Greens to amend jobmaker wage subsidy to block wage thieves & companies putting shareholders first

The Australian Greens MPs

Leader of the Australian Greens Adam Bandt MP has today outlined his party's amendments to the JobMaker wage subsidy package, calling upon Labor and the crossbench to support them. The Greens will move amendments that deny the scheme to corporations that have underpaid workers or that have recently paid dividends. The Greens will also move amendments to stop employers sacking people currently employed to take advantage of the scheme. The Greens have not resolved a final position on the Bill and are demanding to see the full details of the scheme first.

"This government is setting up a slush fund for wage thieves.
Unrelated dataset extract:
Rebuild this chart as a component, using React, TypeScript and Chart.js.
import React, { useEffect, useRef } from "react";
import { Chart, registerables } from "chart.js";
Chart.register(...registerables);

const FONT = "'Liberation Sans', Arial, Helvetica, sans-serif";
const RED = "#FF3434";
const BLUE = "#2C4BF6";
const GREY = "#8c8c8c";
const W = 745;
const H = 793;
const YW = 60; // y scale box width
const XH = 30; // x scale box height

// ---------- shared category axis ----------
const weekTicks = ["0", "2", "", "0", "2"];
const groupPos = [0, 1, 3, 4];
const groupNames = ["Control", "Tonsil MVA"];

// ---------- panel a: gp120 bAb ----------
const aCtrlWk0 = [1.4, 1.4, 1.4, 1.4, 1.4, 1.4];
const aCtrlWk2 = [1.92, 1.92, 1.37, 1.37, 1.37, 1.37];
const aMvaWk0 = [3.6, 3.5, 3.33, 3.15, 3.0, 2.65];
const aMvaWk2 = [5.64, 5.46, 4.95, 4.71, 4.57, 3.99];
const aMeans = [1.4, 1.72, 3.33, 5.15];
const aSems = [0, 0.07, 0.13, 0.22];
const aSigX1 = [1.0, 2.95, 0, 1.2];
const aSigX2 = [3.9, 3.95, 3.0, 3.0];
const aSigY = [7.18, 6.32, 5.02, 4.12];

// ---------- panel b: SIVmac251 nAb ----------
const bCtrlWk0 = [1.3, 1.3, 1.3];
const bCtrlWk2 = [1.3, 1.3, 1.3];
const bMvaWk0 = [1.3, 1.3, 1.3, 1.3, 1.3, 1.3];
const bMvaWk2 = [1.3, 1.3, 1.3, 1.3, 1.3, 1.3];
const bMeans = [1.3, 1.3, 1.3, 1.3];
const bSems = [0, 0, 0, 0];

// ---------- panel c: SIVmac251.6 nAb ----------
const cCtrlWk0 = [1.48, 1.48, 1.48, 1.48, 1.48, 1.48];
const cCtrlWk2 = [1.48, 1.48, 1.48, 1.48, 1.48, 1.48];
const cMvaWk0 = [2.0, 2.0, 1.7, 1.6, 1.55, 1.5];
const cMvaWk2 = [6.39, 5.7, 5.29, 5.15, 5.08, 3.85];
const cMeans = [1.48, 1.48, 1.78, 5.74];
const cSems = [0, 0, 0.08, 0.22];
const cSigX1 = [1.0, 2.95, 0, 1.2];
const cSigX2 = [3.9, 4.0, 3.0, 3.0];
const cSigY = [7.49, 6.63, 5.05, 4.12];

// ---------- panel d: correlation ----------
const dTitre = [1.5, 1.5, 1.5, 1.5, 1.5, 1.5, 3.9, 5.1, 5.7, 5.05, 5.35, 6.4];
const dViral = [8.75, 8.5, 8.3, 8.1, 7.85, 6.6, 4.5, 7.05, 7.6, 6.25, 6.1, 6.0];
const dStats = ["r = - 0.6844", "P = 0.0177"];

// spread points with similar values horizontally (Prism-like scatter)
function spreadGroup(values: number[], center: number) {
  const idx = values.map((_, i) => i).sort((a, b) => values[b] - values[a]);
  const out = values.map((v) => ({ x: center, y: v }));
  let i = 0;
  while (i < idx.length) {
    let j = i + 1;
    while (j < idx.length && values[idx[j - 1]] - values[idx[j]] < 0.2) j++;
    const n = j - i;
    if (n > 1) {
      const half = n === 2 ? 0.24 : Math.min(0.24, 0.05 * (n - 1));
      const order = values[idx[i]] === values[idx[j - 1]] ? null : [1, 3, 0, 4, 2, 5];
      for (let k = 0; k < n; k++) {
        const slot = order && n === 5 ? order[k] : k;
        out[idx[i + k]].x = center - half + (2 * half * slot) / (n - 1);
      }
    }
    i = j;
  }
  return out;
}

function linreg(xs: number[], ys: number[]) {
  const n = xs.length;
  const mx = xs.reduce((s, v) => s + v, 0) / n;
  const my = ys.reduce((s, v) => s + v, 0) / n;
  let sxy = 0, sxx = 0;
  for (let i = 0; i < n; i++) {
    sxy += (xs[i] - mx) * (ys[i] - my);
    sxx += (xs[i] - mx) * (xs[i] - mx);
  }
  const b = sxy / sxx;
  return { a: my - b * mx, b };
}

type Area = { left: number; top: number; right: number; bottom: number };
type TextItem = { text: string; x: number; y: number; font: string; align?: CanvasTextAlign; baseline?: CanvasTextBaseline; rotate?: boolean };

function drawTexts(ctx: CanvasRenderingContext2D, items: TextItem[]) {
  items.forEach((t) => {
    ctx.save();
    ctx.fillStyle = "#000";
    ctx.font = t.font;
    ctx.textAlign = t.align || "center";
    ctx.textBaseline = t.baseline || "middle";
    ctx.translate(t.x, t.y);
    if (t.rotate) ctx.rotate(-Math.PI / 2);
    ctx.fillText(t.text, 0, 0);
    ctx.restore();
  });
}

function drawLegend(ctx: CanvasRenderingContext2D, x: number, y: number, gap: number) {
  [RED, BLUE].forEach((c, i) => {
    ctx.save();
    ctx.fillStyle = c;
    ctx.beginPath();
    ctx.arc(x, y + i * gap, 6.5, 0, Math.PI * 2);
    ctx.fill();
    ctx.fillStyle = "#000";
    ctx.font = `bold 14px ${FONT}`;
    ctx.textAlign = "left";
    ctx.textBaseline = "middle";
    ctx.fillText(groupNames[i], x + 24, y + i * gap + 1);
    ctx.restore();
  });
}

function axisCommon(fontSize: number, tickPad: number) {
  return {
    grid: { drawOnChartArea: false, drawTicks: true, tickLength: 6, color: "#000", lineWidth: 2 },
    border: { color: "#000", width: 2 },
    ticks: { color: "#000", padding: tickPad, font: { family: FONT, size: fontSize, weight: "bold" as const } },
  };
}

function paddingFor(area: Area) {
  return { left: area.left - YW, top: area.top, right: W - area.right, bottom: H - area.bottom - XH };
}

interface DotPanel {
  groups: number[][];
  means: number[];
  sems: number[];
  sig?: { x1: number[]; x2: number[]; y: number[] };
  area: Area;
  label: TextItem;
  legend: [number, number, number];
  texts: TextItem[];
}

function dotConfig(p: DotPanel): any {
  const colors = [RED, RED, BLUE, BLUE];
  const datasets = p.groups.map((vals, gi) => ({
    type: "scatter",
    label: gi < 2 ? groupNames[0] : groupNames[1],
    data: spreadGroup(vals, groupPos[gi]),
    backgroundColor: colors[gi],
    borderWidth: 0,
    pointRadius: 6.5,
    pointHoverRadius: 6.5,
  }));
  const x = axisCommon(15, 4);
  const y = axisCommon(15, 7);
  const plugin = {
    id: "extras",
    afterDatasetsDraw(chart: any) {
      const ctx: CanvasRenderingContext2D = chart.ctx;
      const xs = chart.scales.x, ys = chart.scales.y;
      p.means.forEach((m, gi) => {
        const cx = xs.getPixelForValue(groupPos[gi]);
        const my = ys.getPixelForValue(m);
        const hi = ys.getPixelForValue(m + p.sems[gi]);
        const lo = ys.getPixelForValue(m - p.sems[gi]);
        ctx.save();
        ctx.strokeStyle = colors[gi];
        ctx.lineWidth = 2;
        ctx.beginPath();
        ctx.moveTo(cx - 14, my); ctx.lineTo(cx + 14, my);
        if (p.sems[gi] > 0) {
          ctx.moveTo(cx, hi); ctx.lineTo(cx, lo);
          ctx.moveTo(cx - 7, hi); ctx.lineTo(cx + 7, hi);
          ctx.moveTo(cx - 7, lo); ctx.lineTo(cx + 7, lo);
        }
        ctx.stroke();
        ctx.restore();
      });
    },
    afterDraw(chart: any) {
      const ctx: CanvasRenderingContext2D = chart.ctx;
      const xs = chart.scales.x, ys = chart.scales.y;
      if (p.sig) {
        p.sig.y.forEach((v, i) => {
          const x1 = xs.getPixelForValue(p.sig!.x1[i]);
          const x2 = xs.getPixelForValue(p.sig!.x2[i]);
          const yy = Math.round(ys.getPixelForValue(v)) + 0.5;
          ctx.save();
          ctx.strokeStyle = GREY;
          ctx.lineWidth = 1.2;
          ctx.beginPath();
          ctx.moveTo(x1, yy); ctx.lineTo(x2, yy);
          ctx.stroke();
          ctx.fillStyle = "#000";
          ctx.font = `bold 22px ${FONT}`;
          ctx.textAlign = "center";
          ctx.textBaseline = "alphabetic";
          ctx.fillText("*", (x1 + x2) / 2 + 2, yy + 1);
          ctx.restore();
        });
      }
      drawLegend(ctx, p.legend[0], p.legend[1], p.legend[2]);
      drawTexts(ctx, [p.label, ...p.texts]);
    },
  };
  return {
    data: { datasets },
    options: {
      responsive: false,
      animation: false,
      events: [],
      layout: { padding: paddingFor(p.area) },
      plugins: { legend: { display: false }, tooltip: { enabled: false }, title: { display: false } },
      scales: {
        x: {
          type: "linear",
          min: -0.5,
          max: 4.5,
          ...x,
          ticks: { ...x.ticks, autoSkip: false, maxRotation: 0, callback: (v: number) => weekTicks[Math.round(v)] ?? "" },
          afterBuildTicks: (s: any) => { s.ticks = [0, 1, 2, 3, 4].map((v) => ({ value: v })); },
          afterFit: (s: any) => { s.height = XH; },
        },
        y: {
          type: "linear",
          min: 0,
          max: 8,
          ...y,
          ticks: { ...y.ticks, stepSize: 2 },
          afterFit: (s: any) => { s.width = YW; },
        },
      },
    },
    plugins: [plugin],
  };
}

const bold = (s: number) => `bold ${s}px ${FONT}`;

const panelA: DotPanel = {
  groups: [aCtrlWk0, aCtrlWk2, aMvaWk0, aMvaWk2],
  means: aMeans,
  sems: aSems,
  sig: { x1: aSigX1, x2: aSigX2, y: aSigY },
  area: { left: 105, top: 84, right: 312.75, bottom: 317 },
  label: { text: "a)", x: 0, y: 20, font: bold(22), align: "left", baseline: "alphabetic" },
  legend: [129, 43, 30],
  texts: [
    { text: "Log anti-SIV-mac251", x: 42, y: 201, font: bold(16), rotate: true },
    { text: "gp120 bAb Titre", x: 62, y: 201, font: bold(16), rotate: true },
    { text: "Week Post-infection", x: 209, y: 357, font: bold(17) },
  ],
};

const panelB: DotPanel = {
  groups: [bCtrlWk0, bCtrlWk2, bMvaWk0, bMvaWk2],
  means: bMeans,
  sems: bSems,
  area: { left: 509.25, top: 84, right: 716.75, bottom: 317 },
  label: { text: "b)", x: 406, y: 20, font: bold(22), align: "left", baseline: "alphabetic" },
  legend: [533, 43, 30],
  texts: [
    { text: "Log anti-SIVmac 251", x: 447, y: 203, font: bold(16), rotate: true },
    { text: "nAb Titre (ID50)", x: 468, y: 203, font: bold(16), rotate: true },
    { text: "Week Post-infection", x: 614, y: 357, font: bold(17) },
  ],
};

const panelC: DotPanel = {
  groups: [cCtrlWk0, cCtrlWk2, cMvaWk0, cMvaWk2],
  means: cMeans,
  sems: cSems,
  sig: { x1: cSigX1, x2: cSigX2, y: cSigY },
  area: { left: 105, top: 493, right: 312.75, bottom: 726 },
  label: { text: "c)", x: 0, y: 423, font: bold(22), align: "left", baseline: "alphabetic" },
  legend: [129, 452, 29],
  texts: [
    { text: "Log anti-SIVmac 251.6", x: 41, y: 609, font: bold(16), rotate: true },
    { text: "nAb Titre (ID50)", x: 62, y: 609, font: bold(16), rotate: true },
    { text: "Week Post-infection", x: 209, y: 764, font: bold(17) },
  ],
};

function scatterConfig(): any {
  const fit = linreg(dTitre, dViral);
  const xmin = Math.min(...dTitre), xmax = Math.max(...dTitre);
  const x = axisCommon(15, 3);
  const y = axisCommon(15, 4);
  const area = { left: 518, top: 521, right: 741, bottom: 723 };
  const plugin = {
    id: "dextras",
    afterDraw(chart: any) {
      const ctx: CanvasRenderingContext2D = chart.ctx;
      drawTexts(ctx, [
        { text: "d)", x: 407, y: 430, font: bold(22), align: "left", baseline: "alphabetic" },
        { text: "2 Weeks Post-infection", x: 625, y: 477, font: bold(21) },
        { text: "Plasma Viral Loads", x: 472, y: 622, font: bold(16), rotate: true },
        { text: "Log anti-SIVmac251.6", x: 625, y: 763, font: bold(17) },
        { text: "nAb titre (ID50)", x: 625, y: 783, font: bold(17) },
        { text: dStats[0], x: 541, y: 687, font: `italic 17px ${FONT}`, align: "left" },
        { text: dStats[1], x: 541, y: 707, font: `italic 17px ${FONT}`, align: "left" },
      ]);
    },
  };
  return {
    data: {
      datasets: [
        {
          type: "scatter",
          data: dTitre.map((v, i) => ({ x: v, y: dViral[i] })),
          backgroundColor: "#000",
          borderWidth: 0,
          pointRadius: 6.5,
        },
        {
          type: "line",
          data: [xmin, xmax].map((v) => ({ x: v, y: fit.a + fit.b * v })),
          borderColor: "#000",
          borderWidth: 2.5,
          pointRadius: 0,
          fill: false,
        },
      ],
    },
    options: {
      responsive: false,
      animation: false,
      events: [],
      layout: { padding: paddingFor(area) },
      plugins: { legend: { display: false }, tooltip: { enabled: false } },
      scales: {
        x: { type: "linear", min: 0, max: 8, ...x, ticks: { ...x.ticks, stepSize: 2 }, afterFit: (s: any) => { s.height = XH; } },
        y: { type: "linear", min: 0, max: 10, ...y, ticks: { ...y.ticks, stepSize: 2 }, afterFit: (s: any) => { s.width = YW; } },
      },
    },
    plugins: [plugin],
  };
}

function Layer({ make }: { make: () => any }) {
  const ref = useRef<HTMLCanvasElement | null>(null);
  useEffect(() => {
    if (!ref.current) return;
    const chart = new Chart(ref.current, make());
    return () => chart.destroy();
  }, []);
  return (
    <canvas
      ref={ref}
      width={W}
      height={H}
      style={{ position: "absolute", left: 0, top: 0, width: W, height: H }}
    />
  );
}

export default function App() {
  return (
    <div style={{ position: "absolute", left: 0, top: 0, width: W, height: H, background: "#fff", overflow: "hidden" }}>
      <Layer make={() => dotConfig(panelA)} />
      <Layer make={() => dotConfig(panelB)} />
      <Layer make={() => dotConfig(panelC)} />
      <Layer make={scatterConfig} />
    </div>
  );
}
In the biggest recession we've seen in generations, we shouldn't be subsidising profitable corporations or giving public money to corporations that underpay workers," Mr Bandt said.

"The Greens will amend the enabling legislation for the government's JobMaker wage subsidy to stop public money going to big corporations that are paying dividends to shareholders or that have a history of ripping employees off.
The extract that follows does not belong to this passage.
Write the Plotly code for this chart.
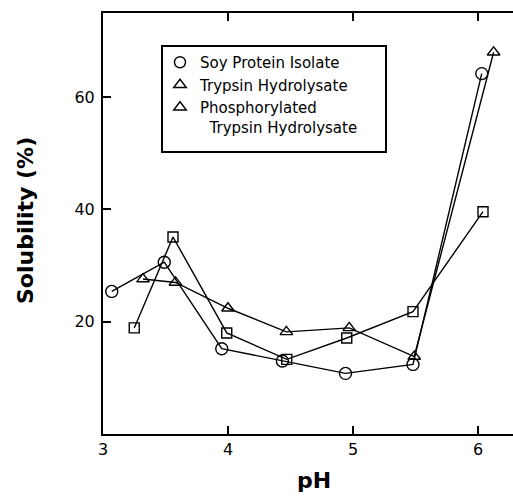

"If a big corporation is doing well enough to pay dividends during a pandemic, it doesn't need the public to pay part of its wages bill.

"Under our amendments, any corporation that has been busted for short-changing employees will be ineligible for the wage subsidy. This includes any corporation that has underpaid workers or has been required by the Fair Work Commission or Ombudsman to repay workers.
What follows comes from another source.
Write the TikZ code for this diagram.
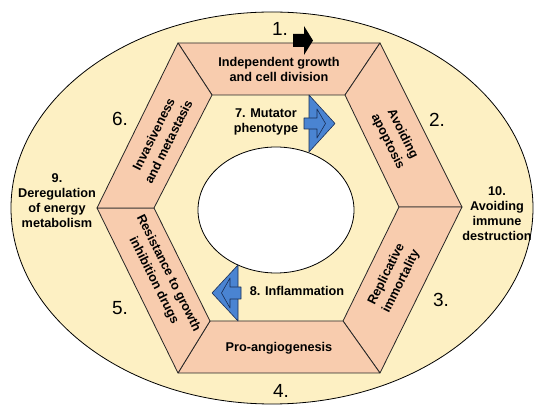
\documentclass[tikz,border=0pt]{standalone}
\usepackage{fontspec}
\setmainfont{Liberation Sans}
\usepackage{tikz}
\usetikzlibrary{positioning}
\definecolor{paleyellow}{RGB}{253,240,195}
\definecolor{peach}{RGB}{248,204,174}
\definecolor{arrowblue}{RGB}{74,132,210}
\definecolor{arrowedge}{RGB}{25,45,85}

\tikzset{
  panel/.style={draw=black!85, line width=0.8pt, fill=peach, line join=round},
  hallmark/.style={font=\fontsize{12.7}{15}\selectfont\bfseries, align=center, inner sep=0pt},
  slanted/.style={hallmark, font=\fontsize{12.7}{16.5}\selectfont\bfseries},
  numlabel/.style={font=\fontsize{19}{21}\selectfont, inner sep=0pt},
  bluearrow/.style={draw=arrowedge, line width=0.6pt, fill=arrowblue, line join=round},
}

\begin{document}
\begin{tikzpicture}[x=1pt, y=-1pt]
  \useasboundingbox (0,0) rectangle (550,419);
  % outer ring
  \draw[fill=paleyellow, line width=0.8pt] (272,208) ellipse [x radius=261pt, y radius=196pt];

  % hexagon corners, outer and inner
  \coordinate (o1) at (178,43);  \coordinate (i1) at (212,95);
  \coordinate (o2) at (380,43);  \coordinate (i2) at (345,95);
  \coordinate (o3) at (462,207); \coordinate (i3) at (399,207);
  \coordinate (o4) at (380,373); \coordinate (i4) at (343,321);
  \coordinate (o5) at (178,373); \coordinate (i5) at (210,321);
  \coordinate (o6) at (97,208);  \coordinate (i6) at (154,208);

  % six hallmark panels
  \draw[panel] (o1) -- (o2) -- (i2) -- (i1) -- cycle;
  \draw[panel] (o2) -- (o3) -- (i3) -- (i2) -- cycle;
  \draw[panel] (o3) -- (o4) -- (i4) -- (i3) -- cycle;
  \draw[panel] (o4) -- (o5) -- (i5) -- (i4) -- cycle;
  \draw[panel] (o5) -- (o6) -- (i6) -- (i5) -- cycle;
  \draw[panel] (o6) -- (o1) -- (i1) -- (i6) -- cycle;

  % white centre
  \draw[fill=white, line width=0.8pt] (276,210) ellipse [x radius=78pt, y radius=63pt];

  % blue arrows
  \draw[bluearrow] (309,95) -- (335,123.5) -- (309,152) -- cycle;
  \draw[bluearrow] (304,118) -- (317,118) -- (317,109) -- (325.5,123.5)
                   -- (317,138) -- (317,129) -- (304,129) -- cycle;
  \draw[bluearrow] (238,265) -- (212,293) -- (238,321) -- cycle;
  \draw[bluearrow] (241,287) -- (230,287) -- (230,278) -- (221.5,293)
                   -- (230,308) -- (230,299) -- (241,299) -- cycle;

  % black arrow at the top
  \fill[black] (293,34) -- (304,34) -- (304,26) -- (313,40.5)
               -- (304,55) -- (304,47) -- (293,47) -- cycle;

  % panel texts
  \node[hallmark] (growth) at (279,69) {Independent growth\\and cell division};
  \node[slanted, rotate=-63.4] (apoptosis) at (395,138) {Avoiding\\apoptosis};
  \node[slanted, rotate=63.4] (immortal) at (394,278) {Replicative\\immortality};
  \node[hallmark] (angio) at (279,348) {Pro-angiogenesis};
  \node[slanted, rotate=-63.4] (resist) at (161,277) {Resistance to growth\\inhibition drugs};
  \node[slanted, rotate=63.4] (invasion) at (161,138) {Invasiveness\\and metastasis};

  % inner and outer texts
  \node[hallmark] (mutator) at (266,122) {7. Mutator\\phenotype};
  \node[hallmark] (inflam) at (297,291) {8. Inflammation};
  \node[hallmark] (energy) at (57,201) {9.\\Deregulation\\of energy\\metabolism};
  \node[hallmark] (immune) at (497,214) {10.\\Avoiding\\immune\\destruction};

  % numbers
  \node[numlabel] (n1) at (280,29) {1.};
  \node[numlabel] (n2) at (437,119.5) {2.};
  \node[numlabel] (n3) at (441,300) {3.};
  \node[numlabel] (n4) at (281,391) {4.};
  \node[numlabel] (n5) at (120,308) {5.};
  \node[numlabel] (n6) at (120,119) {6.};
\end{tikzpicture}
\end{document}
"We have broader concerns about the impacts of this subsidy, and want to see a full copy of the regulation before landing on a final position. It is outrageous that the Treasurer is expecting opposition parties to consider a key recovery measure with nothing more than a glorified fact sheet available for review."

"We need to see the details to make sure this wage subsidy won't make the employment crisis worse, throw current employees into unemployment, and further drive casualisation and insecure work.

"The government already seems confused about whether the scheme would allow employers to fire a decently paid full-time employee in order to recruit two young people on a subsidised minimum wage.

"Instead of outsourcing the recovery to big corporations, the government must create jobs by unwinding privatisation and directly investing in nation-building projects like public housing, renewable energy and free childcare."